The topic of Europe was central though. “Without Europe we can no longer champion our values, our ideas, our ideals together,” she said.
When asked about the billions of euros being funnelled into the Greek economy to keep it afloat, even though doubts remained on whether it would fully implement the austerity measures demanded by the EU, she only said, “Commitment to promises is an important value.”
But she avoided the question of whether Greece might be thrown out of the eurozone if it failed to meet conditions.
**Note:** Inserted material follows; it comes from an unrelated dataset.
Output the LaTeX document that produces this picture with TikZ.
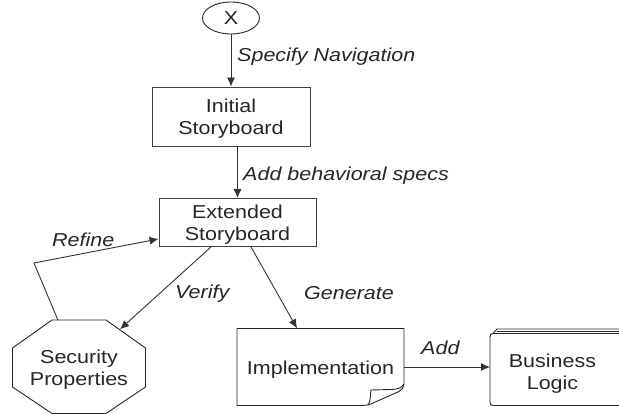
\documentclass[tikz,border=0pt]{standalone}
\usepackage{fontspec}
\setmainfont[FakeStretch=1.15]{Liberation Sans}
\usetikzlibrary{calc,arrows.meta}
\newcommand{\dnstrut}{\rule{0pt}{18.5pt}}
\tikzset{
 lbl/.style={font=\fontsize{18.7}{22}\selectfont,align=center,text=black!85,inner sep=0pt},
 conn/.style={draw=black!80,line width=0.9pt,-{Latex[length=9pt,width=8pt]}},
 plainconn/.style={draw=black!80,line width=0.9pt},
 edgelbl/.style={font=\fontsize{18.7}{22}\selectfont\itshape,text=black!85,inner sep=0pt,anchor=west},
 boxn/.style={draw=black!75,line width=0.9pt,lbl,anchor=center},
 ghost/.style={lbl,anchor=center,rectangle},
 outl/.style={draw=black!85,line width=0.9pt,line join=round},
}
\begin{document}
\begin{tikzpicture}[x=1pt,y=-1pt]
\useasboundingbox (0,0) rectangle (619,414);
% X ellipse
\draw[outl] (231,18) ellipse [x radius=28.5,y radius=16];
\node[ghost,minimum width=57pt,minimum height=32pt] (x) at (231,18) {X};
% boxes
\node[boxn,minimum width=158pt,minimum height=59pt] (init) at (231,116.5) {\dnstrut Initial\\Storyboard};
\node[boxn,minimum width=157pt,minimum height=48pt] (ext) at (237.5,222.5) {\dnstrut Extended\\Storyboard};
% octagon
\node[ghost,minimum width=133pt,minimum height=93pt] (sec) at (79,367) {\dnstrut Security\\Properties};
\draw[outl] (52,320) -- (106,320) -- (145.5,348) -- (145.5,387) -- (106,413.5) -- (52,413.5) -- (12.5,387) -- (12.5,348) -- cycle;
% implementation
\node[ghost,minimum width=167pt,minimum height=77pt] (impl) at (320.5,367) {\dnstrut Implementation};
\draw[outl] (237,328.5) -- (404,328.5) -- (404,384) .. controls (404,387) and (402,390) .. (399,391.5) -- (373,403) .. controls (370,404.5) and (367,405.5) .. (360,405.5) -- (237,405.5) -- cycle;
\draw[outl] (368,405) .. controls (371,402) and (370,394) .. (371,390) -- (391,389.5) .. controls (397,389.5) and (402,388) .. (404,384);
% business
\draw[outl] (490,337) .. controls (490,334.5) and (491,333.5) .. (493,333.5) -- (620,333.5);
\draw[outl] (490,337) -- (490,402) .. controls (490,404.5) and (491,405.5) .. (493,405.5) -- (620,405.5);
\draw[outl] (493,333.5) -- (497,329) -- (620,329);
\draw[outl] (497,331) -- (620,331);
\node[ghost,minimum width=90pt,minimum height=60pt] (biz) at (552.5,371.5) {\dnstrut Business\\Logic};
% connectors
\coordinate (refbend) at (34,263);
\draw[conn] (x.south) -- (init.north);
\draw[conn] ($(init.south)+(6.5,0)$) -- (ext.north);
\draw[conn] ($(ext.south)+(-26.5,0)$) -- ($(sec.north)+(41,9)$);
\draw[plainconn] ($(sec.north)+(-21,0)$) -- (refbend);
\draw[conn] (refbend) -- ($(ext.south west)+(0,-8)$);
\draw[conn] ($(ext.south)+(13.5,0)$) -- ($(impl.north)+(-23.5,0)$);
\draw[conn] (impl.east) -- (impl.east -| 490,0);
% edge labels
\node[edgelbl] (l1) at (237,57) {Specify Navigation};
\node[edgelbl] (l2) at (243,176) {Add behavioral specs};
\node[edgelbl] (l3) at (52,240) {Refine};
\node[edgelbl] (l4) at (175,294) {Verify};
\node[edgelbl] (l5) at (304,293) {Generate};
\node[edgelbl] (l6) at (421,348) {Add};
\end{tikzpicture}
\end{document}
She said she would wait for a report from the troika, the three international bodies currently monitoring the Greek situation – the European Commission, the European Central Bank and the International Monetary Fund.
Merkel reiterated her call for increased powers on the European Union level. Europe must become more binding, she said, and the fiscal pact was a step in this direction.
She added that European institutions should have greater powers to sanction member states that did not keep to the rules.
A crucial European vote is due in the German parliament on Thursday, as MPs are called out of their summer recess to decide on a financial aid package for Spain.
A psychologically important question is whether she can raise the “chancellor majority” in the vote. That is, a majority of more than 50 percent of the total number of MPs. This figure, 311 MPs, is seen as an important measure parliamentary support.
Merkel said on Sunday she did not feel the “chancellor majority” was necessary for the Spain aid vote. “We always get the majority we need,” she said.
Parliamentary votes on the permanent euro rescue fund the ESM at the end of June gave results short of the “chancellor majority.” leading the opposition to claim support for Merkel’s European policies was waning.
“Anything other than a chancellor majority is a defeat and a sign of the erosion of the chancellor’s power,” said Social Democratic Party parliamentary leader Thomas Oppermann. He said Merkel should have the absolute majority of parliament behind her in all central questions.